スタンダードとプロシージャ : データマネジメント用語解説2

DMBOKでは、スタンダード(標準)とプロシージャー(手続き)は『 データガバナンス を「どのように」行うかを説明する』ものとしています。

一般的に、標準とは「何かが極めて優良で他のものの品質を評価する際に利用されるもの」もしくは「数量、重量、範囲、価値、品質の測定に適用される規則として認定され定着したもの」と定義されています。標準を採用することによって、それを利用するプロセスから得られた結果は一貫したものになるため、プロジェクトごとに同じ意思決定をする必要が無くなります。

データマネジメント の世界のデータ標準とは、
フィールドの入力方法についての規約、
フィールド間の関係性を統制するルール、
許容可能な値や許容できない値についての詳細なドキュメントや書式など、
になります。

では、手続きとはどのようなものでしょうか。
DMBOKには『データマネジメント手続きは確かな成果や支援成果物を生み出す、具体的なアクティビティを達成するために文書化された方法、技術、手順である』と書かれています(DMBOK2「第3章データガバナンス」より抜粋要約)。
どのようなドキュメントなのかイメージしづらいですが、標準を適用するための細かい作業工程や、その中でどのような方法や技術を適用して検討していくと良いのか、という具体的な内容を記載したものではないでしょうか。

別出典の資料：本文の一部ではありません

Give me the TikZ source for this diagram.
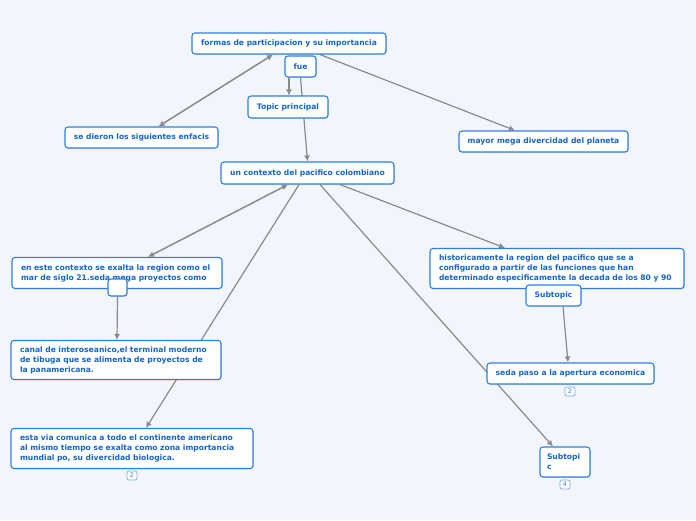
\documentclass[tikz,border=0pt]{standalone}
\usepackage{fontspec}
\setmainfont{DejaVu Sans}
\usetikzlibrary{arrows.meta,shadows}
\definecolor{mmbg}{HTML}{F2F5FC}
\definecolor{mmblue}{HTML}{2B80E2}
\definecolor{mmtext}{HTML}{1466CC}
\definecolor{mmgray}{HTML}{8A8A8A}
\definecolor{mmbadge}{HTML}{7FAEE6}
\pgfdeclarelayer{bg}
\pgfdeclarelayer{lines}
\pgfsetlayers{bg,lines,main}

\begin{document}
\begin{tikzpicture}[x=1pt, y=-1pt,
  topic/.style={draw=mmblue, line width=1.1pt, fill=white, rounded corners=3pt,
                font=\fontsize{7.6}{10}\selectfont\bfseries, text=mmtext, align=center,
                inner sep=0pt, drop shadow={opacity=0.2, shadow xshift=0.8pt, shadow yshift=-0.8pt}},
  para/.style={topic, align=left},
  badge/.style={draw=mmbadge, line width=0.7pt, fill=white, rounded corners=2pt,
                font=\fontsize{6.5}{6.5}\selectfont, text=mmtext!80, minimum width=10pt,
                minimum height=9pt, inner sep=0pt},
  conn/.style={-{Latex[length=6pt,width=6pt]}, mmgray, line width=1.2pt},
  both/.style={conn, {Latex[length=6pt,width=6pt]}-{Latex[length=6pt,width=6pt]}, line width=1.5pt},
]

% background and page size
\begin{pgfonlayer}{bg}
  \fill[mmbg] (0,0) rectangle (696,520);
\end{pgfonlayer}
\useasboundingbox (0,0) rectangle (696,520);

% main topics
\node[topic, minimum width=194pt, minimum height=21pt] (formas) at (289,43.5) {formas de participacion y su importancia};
\node[topic, minimum width=31pt, minimum height=21pt] (fue) at (300.5,66.5) {fue};
\node[topic, minimum width=80pt, minimum height=22pt] (principal) at (288,107) {Topic principal};
\node[topic, minimum width=153pt, minimum height=21pt] (enfacis) at (141.5,137.5) {se dieron los siguientes enfacis};
\node[topic, minimum width=169pt, minimum height=21pt] (planeta) at (543.5,141.5) {mayor mega divercidad del planeta};
\node[topic, minimum width=173pt, minimum height=22pt] (contexto) at (307.5,173) {un contexto del pacifico colombiano};

% left branch
\node[para, minimum width=210pt, minimum height=31pt, text width=192pt] (exalta) at (117,273)
  {en este contexto se exalta la region como el\\mar de siglo 21.seda mega proyectos como};
\node[topic, minimum width=19pt, minimum height=17pt] (vacio) at (117.5,287.5) {};
\node[para, minimum width=210pt, minimum height=39pt, text width=192pt] (canal) at (116,360)
  {canal de interoseanico,el terminal moderno\\de tibuga que se alimenta de proyectos de\\la panamericana.};
\node[para, minimum width=242pt, minimum height=40pt, text width=224pt] (via) at (132,448.5)
  {esta via comunica a todo el continente americano\\al mismo tiempo se exalta como zona importancia\\mundial po, su divercidad biologica.};
\node[badge] (viaB) at (132,475.5) {2};

% right branch
\node[para, minimum width=254pt, minimum height=40pt, text width=236pt] (historia) at (557,268.5)
  {historicamente la region del pacifico que se a\\configurado a partir de las funciones que han\\determinado especificamente la decada de los 80 y 90};
\node[topic, minimum width=55pt, minimum height=21pt] (sub) at (553.5,295.5) {Subtopic};
\node[topic, minimum width=167pt, minimum height=21pt] (apertura) at (570.5,373.5) {seda paso a la apertura economica};
\node[badge] (aperturaB) at (570,391.5) {2};
\node[para, minimum width=50pt, minimum height=30pt, text width=36pt] (subc) at (565,462) {Subtopi\\c};
\node[badge] (subcB) at (565,484.5) {4};

% connectors
\begin{pgfonlayer}{lines}
  \draw[both] ([xshift=-16pt]formas.south) -- ([xshift=17pt]enfacis.north);
  \draw[conn] ([xshift=-11.5pt]fue.south) -- ([xshift=1pt]principal.north);
  \draw[conn] (fue.south) -- (contexto.north);
  \draw[conn] ([xshift=31pt]formas.south) -- ([xshift=-28.5pt]planeta.north);
  \draw[both] ([xshift=-19.5pt]contexto.south) -- ([xshift=31pt]exalta.north);
  \draw[conn] ([xshift=-8.5pt]contexto.south) -- ([xshift=14pt]via.north);
  \draw[conn] ([xshift=12.5pt]contexto.south) -- ([xshift=-12pt]subc.north);
  \draw[conn] ([xshift=32.5pt]contexto.south) -- ([xshift=-52pt]historia.north);
  \draw[conn] (vacio.south) -- ([xshift=1pt]canal.north);
  \draw[conn] ([xshift=9.5pt]sub.south) -- ([xshift=-2.5pt]apertura.north);
\end{pgfonlayer}

\end{tikzpicture}
\end{document}
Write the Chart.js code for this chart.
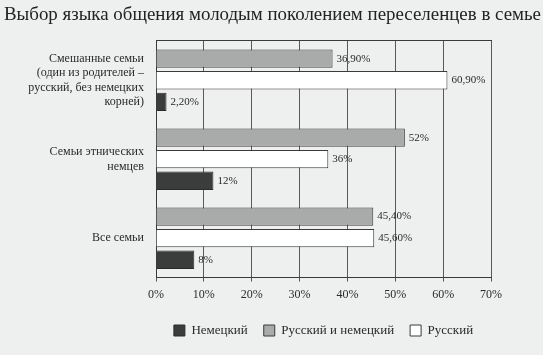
<!DOCTYPE html>
<html>
<head>
<meta charset="utf-8">
<script src="https://cdn.jsdelivr.net/npm/chart.js@4"></script>
<style>
  html, body { margin: 0; padding: 0; background: #eef0ef; }
  #wrap { width: 543px; height: 355px; }
</style>
</head>
<body>
<div id="wrap"><canvas id="barChart" width="543" height="355"></canvas></div>
<script>
// categories (top to bottom)
var categories = [
    ['Смешанные семьи', '(один из родителей –', 'русский, без немецких', 'корней)'],
    ['Семьи этнических', 'немцев'],
    'Все семьи'
];

// series values, %
var mixedLang = [36.9, 52, 45.4];   // Русский и немецкий
var russian = [60.9, 36, 45.6];     // Русский
var german = [2.2, 12, 8];          // Немецкий

// value labels as printed
var mixedLabels = ['36,90%', '52%', '45,40%'];
var russianLabels = ['60,90%', '36%', '45,60%'];
var germanLabels = ['2,20%', '12%', '8%'];

var xTicks = [0, 10, 20, 30, 40, 50, 60, 70];

document.addEventListener("DOMContentLoaded", function() {
    var serif = '"Liberation Serif", "DejaVu Serif", serif';
    var valueLabels = [mixedLabels, russianLabels, germanLabels];
    var legendRank = [1, 2, 0];

    // prints the value next to the end of each bar
    var barValues = {
        id: 'barValues',
        afterDatasetsDraw: function(chart) {
            var ctx = chart.ctx;
            ctx.save();
            ctx.font = '11px ' + serif;
            ctx.fillStyle = '#2a2a2a';
            ctx.textBaseline = 'middle';
            chart.data.datasets.forEach(function(ds, i) {
                var meta = chart.getDatasetMeta(i);
                meta.data.forEach(function(bar, j) {
                    ctx.fillText(valueLabels[i][j], bar.x + 4, bar.y);
                });
            });
            ctx.restore();
        }
    };

    var ctx = document.getElementById('barChart').getContext('2d');
    new Chart(ctx, {
        type: 'bar',
        data: {
            labels: categories,
            datasets: [{
                label: 'Русский и немецкий',
                data: mixedLang,
                backgroundColor: '#a9abaa',
                borderColor: '#3a3a3a',
                borderWidth: 1
            }, {
                label: 'Русский',
                data: russian,
                backgroundColor: '#ffffff',
                borderColor: '#3a3a3a',
                borderWidth: 1
            }, {
                label: 'Немецкий',
                data: german,
                backgroundColor: '#3b3d3c',
                borderColor: '#2a2a2a',
                borderWidth: 1
            }]
        },
        plugins: [barValues],
        options: {
            indexAxis: 'y',
            responsive: false,
            animation: false,
            categoryPercentage: 0.82,
            barPercentage: 0.85,
            layout: { padding: { top: 0, right: 2, bottom: 8, left: 4 } },
            scales: {
                x: {
                    min: 0,
                    max: 70,
                    position: 'bottom',
                    afterBuildTicks: function(axis) {
                        axis.ticks = xTicks.map(function(v) { return { value: v }; });
                    },
                    ticks: {
                        callback: function(v) { return v + '%'; },
                        color: '#2a2a2a',
                        font: { family: serif, size: 12 },
                        padding: 6
                    },
                    grid: { color: '#5a5a5a', lineWidth: 1, drawTicks: true, tickLength: 4 },
                    border: { color: '#3a3a3a' }
                },
                y: {
                    afterFit: function(axis) { axis.width = 152; },
                    ticks: {
                        color: '#2a2a2a',
                        font: { family: serif, size: 12 },
                        padding: 4
                    },
                    grid: { display: false },
                    border: { color: '#3a3a3a' }
                },
                // empty right-hand axis, only reserves space for the labels
                yRight: {
                    type: 'linear',
                    position: 'right',
                    ticks: { display: false },
                    grid: { display: false },
                    border: { display: false },
                    afterFit: function(axis) { axis.width = 50; }
                },
                top: {
                    position: 'top',
                    axis: 'x',
                    min: 0,
                    max: 70,
                    ticks: { display: false },
                    grid: { display: false },
                    border: { color: '#3a3a3a' }
                }
            },
            plugins: {
                title: {
                    display: true,
                    text: 'Выбор языка общения молодым поколением переселенцев в семье',
                    align: 'start',
                    color: '#222',
                    font: { family: serif, size: 19, weight: 'normal' },
                    padding: { top: 4, bottom: 6 }
                },
                legend: {
                    position: 'bottom',
                    fullSize: false,
                    labels: {
                        color: '#2a2a2a',
                        font: { family: serif, size: 13 },
                        boxWidth: 11,
                        boxHeight: 11,
                        padding: 16,
                        sort: function(a, b) {
                            return legendRank[a.datasetIndex] - legendRank[b.datasetIndex];
                        }
                    }
                },
                tooltip: { enabled: false }
            }
        }
    });
});
</script>
</body>
</html>
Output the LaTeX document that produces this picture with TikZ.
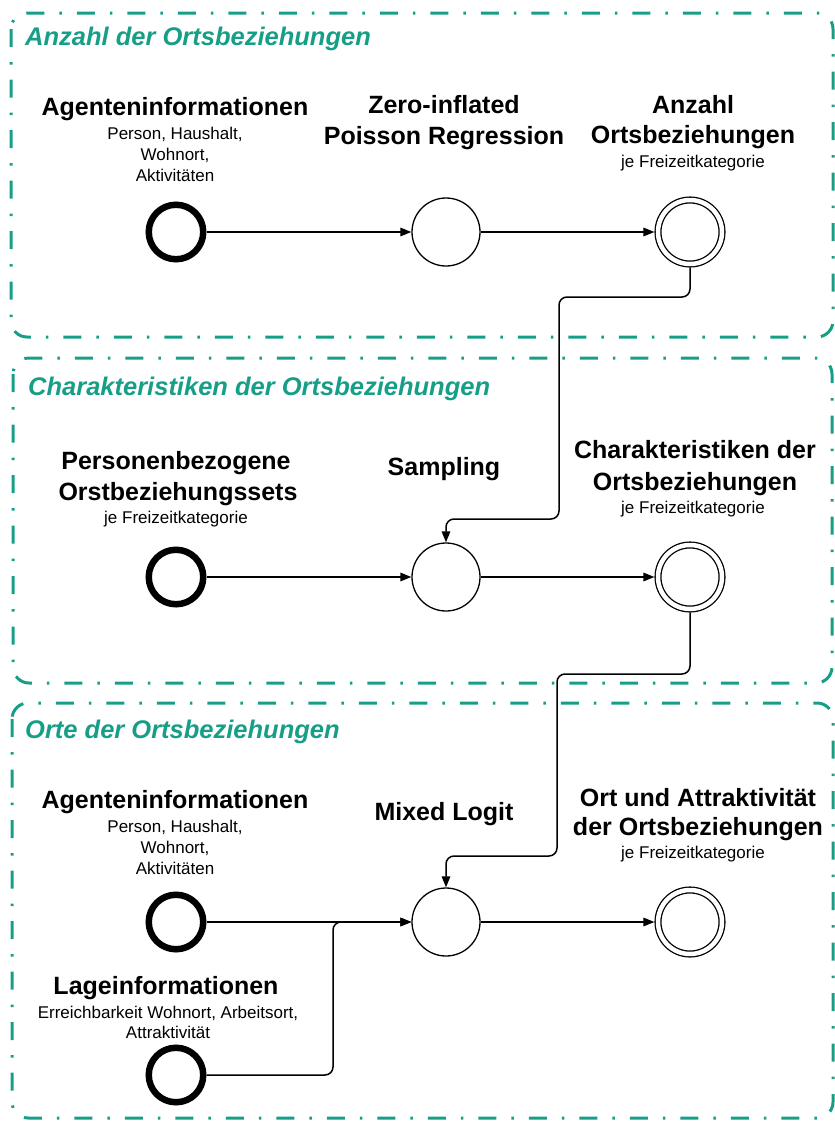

DMBOKでは、知識領域毎に次のような具体例を標準と手続きとして紹介しています。
データアーキテクチャエンタープライズ・データモデル、システム命名規則 等
データモデリングとデザイン:データモデリング命名規則、標準ドメイン、標準略語 等
参照データとマスターデータ:該当データのエントリーシステム、重複解決の基準 等
データ品質:データ品質規則、測定方法基準、データ修復規定と手続き 等

新たにデータガバナンスに取り組みはじめた企業のなかには、全社での標準や手続きがないまま、部門やプロジェクト毎にデータガバナンスに取り組まれているところがあります。これでは、部門やプロジェクト毎に標準や手続きのようなものが出来上がり、同じような判断を各々行うことになってしまいます。
何を全社の標準や手続きとして定義すればよいのか悩まれているのであれば、社内のベストプラクティスのなかから標準のルールを定義し、そのときの作業工程や適用した技術や方法を手続きとして共有するところからはじめると良いでしょう。